→ **DATASET EXTRACT**:
—————
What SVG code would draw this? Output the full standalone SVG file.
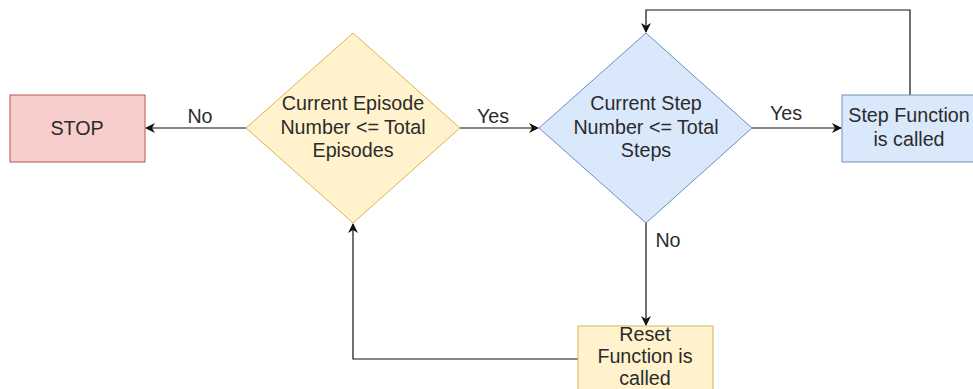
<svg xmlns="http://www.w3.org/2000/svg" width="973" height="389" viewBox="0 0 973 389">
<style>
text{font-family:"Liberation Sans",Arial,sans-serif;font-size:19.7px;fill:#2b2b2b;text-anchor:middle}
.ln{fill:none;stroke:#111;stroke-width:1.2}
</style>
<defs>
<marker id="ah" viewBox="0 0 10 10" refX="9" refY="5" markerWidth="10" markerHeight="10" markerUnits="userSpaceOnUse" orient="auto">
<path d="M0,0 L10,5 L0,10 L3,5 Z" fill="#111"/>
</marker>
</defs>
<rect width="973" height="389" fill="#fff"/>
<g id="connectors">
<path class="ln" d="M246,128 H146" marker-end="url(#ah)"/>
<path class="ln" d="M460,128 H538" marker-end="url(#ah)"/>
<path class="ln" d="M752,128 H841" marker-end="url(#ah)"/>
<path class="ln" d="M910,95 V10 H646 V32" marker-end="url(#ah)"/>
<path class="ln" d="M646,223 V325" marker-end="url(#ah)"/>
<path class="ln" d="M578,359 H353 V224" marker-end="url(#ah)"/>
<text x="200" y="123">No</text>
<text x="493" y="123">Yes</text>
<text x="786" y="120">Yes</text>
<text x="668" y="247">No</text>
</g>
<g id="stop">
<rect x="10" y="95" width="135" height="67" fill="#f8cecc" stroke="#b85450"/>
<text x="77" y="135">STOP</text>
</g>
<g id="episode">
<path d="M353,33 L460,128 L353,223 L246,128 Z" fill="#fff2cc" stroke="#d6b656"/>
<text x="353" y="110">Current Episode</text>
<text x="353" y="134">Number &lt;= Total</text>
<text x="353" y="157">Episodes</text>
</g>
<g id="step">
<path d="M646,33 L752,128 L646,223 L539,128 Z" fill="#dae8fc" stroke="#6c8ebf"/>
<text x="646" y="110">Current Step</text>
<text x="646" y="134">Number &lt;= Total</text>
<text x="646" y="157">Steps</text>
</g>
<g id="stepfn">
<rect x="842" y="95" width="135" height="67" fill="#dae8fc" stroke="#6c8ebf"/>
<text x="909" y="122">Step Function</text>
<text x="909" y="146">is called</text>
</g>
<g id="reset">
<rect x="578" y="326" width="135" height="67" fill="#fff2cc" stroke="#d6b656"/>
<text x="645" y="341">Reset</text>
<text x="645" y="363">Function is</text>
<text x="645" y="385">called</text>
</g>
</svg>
—————
→ **TO DO**: Exclude the pictures. Write out the remaining data exactly.

→ **EXPECTED OUTPUT**:
What SVG code would draw this? Output the full standalone SVG file.
<svg xmlns="http://www.w3.org/2000/svg" width="973" height="389" viewBox="0 0 973 389">
<style>
text{font-family:"Liberation Sans",Arial,sans-serif;font-size:19.7px;fill:#2b2b2b;text-anchor:middle}
.ln{fill:none;stroke:#111;stroke-width:1.2}
</style>
<defs>
<marker id="ah" viewBox="0 0 10 10" refX="9" refY="5" markerWidth="10" markerHeight="10" markerUnits="userSpaceOnUse" orient="auto">
<path d="M0,0 L10,5 L0,10 L3,5 Z" fill="#111"/>
</marker>
</defs>
<rect width="973" height="389" fill="#fff"/>
<g id="connectors">
<path class="ln" d="M246,128 H146" marker-end="url(#ah)"/>
<path class="ln" d="M460,128 H538" marker-end="url(#ah)"/>
<path class="ln" d="M752,128 H841" marker-end="url(#ah)"/>
<path class="ln" d="M910,95 V10 H646 V32" marker-end="url(#ah)"/>
<path class="ln" d="M646,223 V325" marker-end="url(#ah)"/>
<path class="ln" d="M578,359 H353 V224" marker-end="url(#ah)"/>
<text x="200" y="123">No</text>
<text x="493" y="123">Yes</text>
<text x="786" y="120">Yes</text>
<text x="668" y="247">No</text>
</g>
<g id="stop">
<rect x="10" y="95" width="135" height="67" fill="#f8cecc" stroke="#b85450"/>
<text x="77" y="135">STOP</text>
</g>
<g id="episode">
<path d="M353,33 L460,128 L353,223 L246,128 Z" fill="#fff2cc" stroke="#d6b656"/>
<text x="353" y="110">Current Episode</text>
<text x="353" y="134">Number &lt;= Total</text>
<text x="353" y="157">Episodes</text>
</g>
<g id="step">
<path d="M646,33 L752,128 L646,223 L539,128 Z" fill="#dae8fc" stroke="#6c8ebf"/>
<text x="646" y="110">Current Step</text>
<text x="646" y="134">Number &lt;= Total</text>
<text x="646" y="157">Steps</text>
</g>
<g id="stepfn">
<rect x="842" y="95" width="135" height="67" fill="#dae8fc" stroke="#6c8ebf"/>
<text x="909" y="122">Step Function</text>
<text x="909" y="146">is called</text>
</g>
<g id="reset">
<rect x="578" y="326" width="135" height="67" fill="#fff2cc" stroke="#d6b656"/>
<text x="645" y="341">Reset</text>
<text x="645" y="363">Function is</text>
<text x="645" y="385">called</text>
</g>
</svg>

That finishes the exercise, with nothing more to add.